Ada satu masa dalam hidupku ketika bercermin adalah kegiatan yang kulakukan dengan napas ditahan dan mata yang nyaris tak berani terbuka. Bukan karena aku takut ada hantu di belakangku seperti dalam film horor, tapi karena aku takut... pada diriku sendiri. Takut menatap mataku yang tampak lelah. Takut melihat wajah yang rasanya asing. Dan lebih dari itu, takut mengakui bahwa aku belum benar-benar menyukai diriku sendiri. Aku ingat dulu, ketika seorang teman berkata, “Coba deh, cintai diri sendiri dulu sebelum kamu berharap orang lain mencintaimu.”
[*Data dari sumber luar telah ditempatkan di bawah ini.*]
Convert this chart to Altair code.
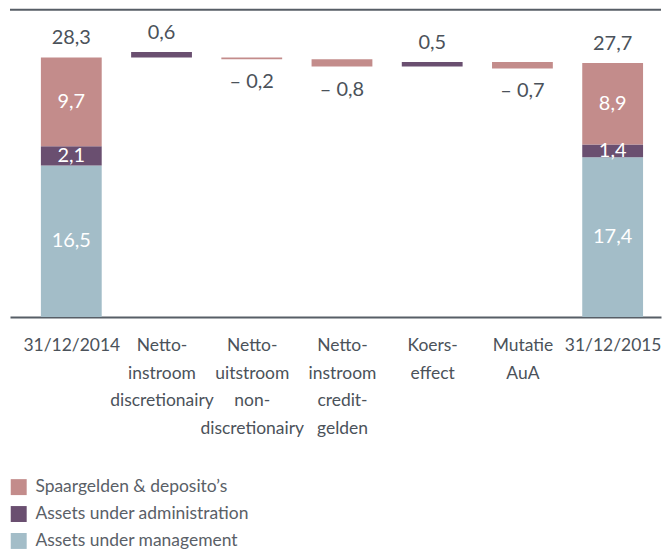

Aku tersenyum waktu itu. Senyum sopan yang sering kupakai untuk menyembunyikan kebingungan. Aku mengangguk seolah paham, padahal di dalam hati, aku bertanya-tanya, “Gimana caranya mencintai diri sendiri? Apa aku harus traktir diri sendiri es krim? Atau beliin hadiah terus bilang: ini dari aku buat aku?”
Lucu, ya?
Tapi memang sesulit itu. Karena mencintai diri sendiri bukan tentang selfie sambil pakai caption “self love”, atau bilang “I’m enough” padahal malamnya menangis sesenggukan karena komentar orang lain di media sosial.
Mencintai diri sendiri itu kadang… sesederhana memaafkan diri yang lupa mandi dua hari karena terlalu lelah. Kadang itu tentang tidak memaksa diri terus produktif saat kepala sudah penuh. Kadang itu juga soal memutuskan untuk tidur siang tanpa rasa bersalah. Namun, aku belajar bahwa mencintai diri sendiri itu bukan sesuatu yang bisa dilakukan instan. Tidak ada tombol ‘on’ yang bisa ditekan untuk tiba-tiba merasa puas, bahagia, dan penuh cinta pada diri sendiri. Itu proses—dan prosesnya bisa berantakan. Bisa naik-turun. Bisa dua langkah maju, tiga langkah mundur. Tapi tak apa.
Aku mulai dari hal-hal kecil.
Pertama, aku belajar menerima bahwa aku bukan versi sempurna dari ekspektasi siapa pun. Aku nggak secantik aktris drama Korea. Nggak seproduktif akun-akun motivasi yang posting jam 4 pagi sambil olahraga dan baca buku. Dan aku juga bukan orang yang selalu sabar. Kadang aku jutek, kadang malas, kadang insecure luar biasa. Tapi bukankah itu manusia?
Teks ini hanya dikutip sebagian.